September 11: What You “Ought Not to Know”

by Greg Palast

Watch the BBC Report / Read the Transcript
September 10, 2007- On November 9, 2001, when you could still choke on the dust in the air near Ground Zero, BBC Television received a call in London from a top-level US intelligence agent. He was not happy. Shortly after George W. Bush took office, he told us reluctantly, the CIA, the Defense Intelligence Agency (DIA) and the FBI, “were told to back off the Saudis.”

We knew that. In the newsroom, we had a document already in hand, marked, “SECRET” across the top and “199-I” – meaning this was a national security matter.

The secret memo released agents to hunt down two members of the bin Laden family operating a “suspected terrorist organization” in the USA. It was dated September 13, 2001 — two days too late for too many. What the memo indicates, corroborated by other sources, was that the agents had long wanted to question these characters … but could not until after the attack. By that time, these bin Laden birds had flown their American nest.

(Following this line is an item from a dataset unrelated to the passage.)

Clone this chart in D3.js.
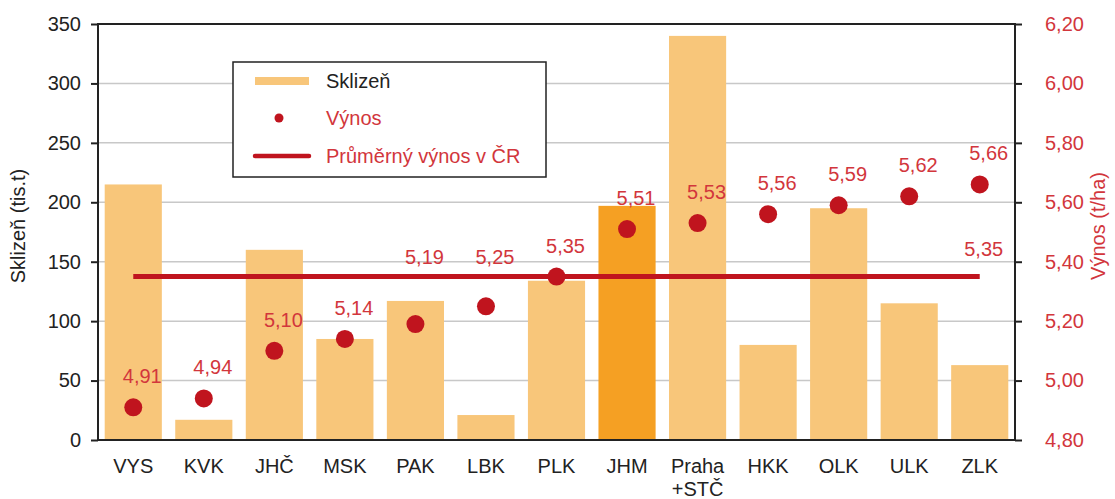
<!DOCTYPE html>
<html>
<head>
<meta charset="utf-8">
<script src="https://cdn.jsdelivr.net/npm/d3@7"></script>
<style>
    body { margin: 0; background: #fff; }
    text { font-family: 'Liberation Sans', Arial, sans-serif; }
</style>
</head>
<body>
<div id="chart"></div>
<script>
// kraje
const regions = ['VYS', 'KVK', 'JHČ', 'MSK', 'PAK', 'LBK', 'PLK', 'JHM', 'Praha\n+STČ', 'HKK', 'OLK', 'ULK', 'ZLK'];
// sklizeň (tis. t)
const harvest = [215, 17, 160, 85, 117, 21, 134, 197, 340, 80, 195, 115, 63];
// výnos (t/ha)
const yields = [4.91, 4.94, 5.10, 5.14, 5.19, 5.25, 5.35, 5.51, 5.53, 5.56, 5.59, 5.62, 5.66];
const avgYield = 5.35;
const highlight = 'JHM';

const leftTicks = [0, 50, 100, 150, 200, 250, 300, 350];
const rightTicks = [4.8, 5.0, 5.2, 5.4, 5.6, 5.8, 6.0, 6.2];

const width = 1115, height = 499;
const margin = {top: 24, right: 100, bottom: 59, left: 98};
const red = '#c0141e', labelRed = '#d2363c';
const fs = '20px';
const fmt = function(v) { return d3.format('.2f')(v).replace('.', ','); };

let svg = d3.select('#chart').append('svg')
    .attr('width', width)
    .attr('height', height);

let x = d3.scaleBand()
    .domain(regions)
    .range([margin.left, width - margin.right])
    .paddingInner(0.19)
    .paddingOuter(0.095);

let y = d3.scaleLinear().domain([0, 350]).range([height - margin.bottom, margin.top]);
let y2 = d3.scaleLinear().domain([4.8, 6.2]).range([height - margin.bottom, margin.top]);

let x0 = margin.left, x1 = width - margin.right;

// mřížka
svg.append('g')
    .selectAll('line')
    .data(leftTicks.filter(function(d) { return d > 0 && d < 350; }))
    .enter()
    .append('line')
    .attr('x1', x0).attr('x2', x1)
    .attr('y1', function(d) { return y(d); })
    .attr('y2', function(d) { return y(d); })
    .attr('stroke', '#c8c8c8')
    .attr('stroke-width', 1.5);

// sloupce
svg.append('g')
    .selectAll('rect')
    .data(harvest)
    .enter()
    .append('rect')
    .attr('x', function(d, i) { return x(regions[i]); })
    .attr('y', function(d) { return y(d); })
    .attr('width', x.bandwidth())
    .attr('height', function(d) { return y(0) - y(d); })
    .attr('fill', function(d, i) { return regions[i] === highlight ? '#f5a023' : '#f8c67a'; });

// osy
let leftAxis = svg.append('g')
    .attr('transform', 'translate(' + x0 + ',0)')
    .call(d3.axisLeft(y).tickValues(leftTicks).tickSize(7).tickPadding(10));
let rightAxis = svg.append('g')
    .attr('transform', 'translate(' + x1 + ',0)')
    .call(d3.axisRight(y2).tickValues(rightTicks).tickSize(7).tickPadding(23).tickFormat(fmt));
[leftAxis, rightAxis].forEach(function(a) {
    a.select('.domain').remove();
    a.selectAll('line').attr('stroke', '#222').attr('stroke-width', 2);
    a.selectAll('text').style('font-size', fs);
});
leftAxis.selectAll('text').attr('fill', '#222');
rightAxis.selectAll('text').attr('fill', labelRed);

// rámeček
svg.append('rect')
    .attr('x', x0).attr('y', y(350))
    .attr('width', x1 - x0).attr('height', y(0) - y(350))
    .attr('fill', 'none')
    .attr('stroke', '#222')
    .attr('stroke-width', 2);

// popisky kategorií
let cat = svg.append('g')
    .selectAll('text')
    .data(regions)
    .enter()
    .append('text')
    .attr('x', function(d) { return x(d) + x.bandwidth() / 2; })
    .attr('y', y(0) + 33)
    .attr('text-anchor', 'middle')
    .attr('fill', '#222')
    .style('font-size', fs);
cat.each(function(d) {
    let t = d3.select(this);
    d.split('\n').forEach(function(part, k) {
        t.append('tspan')
            .attr('x', t.attr('x'))
            .attr('dy', k === 0 ? 0 : 23)
            .text(part);
    });
});

// průměr
let avgY = y2(avgYield);
let xFirst = x(regions[0]) + x.bandwidth() / 2;
let xLast = x(regions[regions.length - 1]) + x.bandwidth() / 2;
svg.append('line')
    .attr('x1', xFirst).attr('x2', xLast)
    .attr('y1', avgY).attr('y2', avgY)
    .attr('stroke', red)
    .attr('stroke-width', 5);
svg.append('text')
    .attr('x', xLast + 4)
    .attr('y', avgY - 21)
    .attr('text-anchor', 'middle')
    .attr('fill', labelRed)
    .style('font-size', fs)
    .text(fmt(avgYield));

// body výnosu
svg.append('g')
    .selectAll('circle')
    .data(yields)
    .enter()
    .append('circle')
    .attr('cx', function(d, i) { return x(regions[i]) + x.bandwidth() / 2; })
    .attr('cy', function(d) { return y2(d); })
    .attr('r', 9)
    .attr('fill', red);

svg.append('g')
    .selectAll('text')
    .data(yields)
    .enter()
    .append('text')
    .attr('x', function(d, i) { return x(regions[i]) + x.bandwidth() / 2 + 9; })
    .attr('y', function(d) {
        let ly = y2(d) - 24;
        if (Math.abs(ly - 7 - avgY) < 20) ly = avgY - 13;
        return ly;
    })
    .attr('text-anchor', 'middle')
    .attr('fill', labelRed)
    .style('font-size', fs)
    .text(fmt);

// titulky os
svg.append('text')
    .attr('transform', 'translate(25,' + 226 + ') rotate(-90)')
    .attr('text-anchor', 'middle')
    .attr('fill', '#222')
    .style('font-size', fs)
    .text('Sklizeň (tis.t)');
svg.append('text')
    .attr('transform', 'translate(1105,' + 226 + ') rotate(-90)')
    .attr('text-anchor', 'middle')
    .attr('fill', labelRed)
    .style('font-size', fs)
    .text('Výnos (t/ha)');

// legenda
let legend = svg.append('g').attr('transform', 'translate(233,62)');
legend.append('rect')
    .attr('width', 313).attr('height', 115)
    .attr('fill', '#fff')
    .attr('stroke', '#222')
    .attr('stroke-width', 1.5);
legend.append('rect')
    .attr('x', 22).attr('y', 15).attr('width', 54).attr('height', 8)
    .attr('fill', '#f8c67a');
legend.append('circle')
    .attr('cx', 46).attr('cy', 56).attr('r', 4.5)
    .attr('fill', red);
legend.append('line')
    .attr('x1', 22).attr('x2', 76).attr('y1', 94).attr('y2', 94)
    .attr('stroke', red).attr('stroke-width', 4.5).attr('stroke-linecap', 'round');
[['Sklizeň', '#222', 19], ['Výnos', labelRed, 56], ['Průměrný výnos v ČR', labelRed, 94]].forEach(function(it) {
    legend.append('text')
        .attr('x', 93).attr('y', it[2])
        .attr('dy', '0.35em')
        .attr('fill', it[1])
        .style('font-size', fs)
        .text(it[0]);
});
</script>
</body>
</html>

Back to the high-level agent. I pressed him to tell me exactly which investigations were spiked. None of this interview dance was easy, requiring switching to untraceable phones. Ultimately, the insider said, “Khan Labs.” At the time, our intelligence agencies were on the trail of Pakistan’s Dr. Strangelove, A.Q. Khan, who built Pakistan’s bomb and was selling its secrets to the Libyans. But once Bush and Condoleeza Rice’s team took over, the source told us, agents were forced to let a hot trail go cold. Specifically, there were limits on tracing the Saudi money behind this “Islamic bomb.”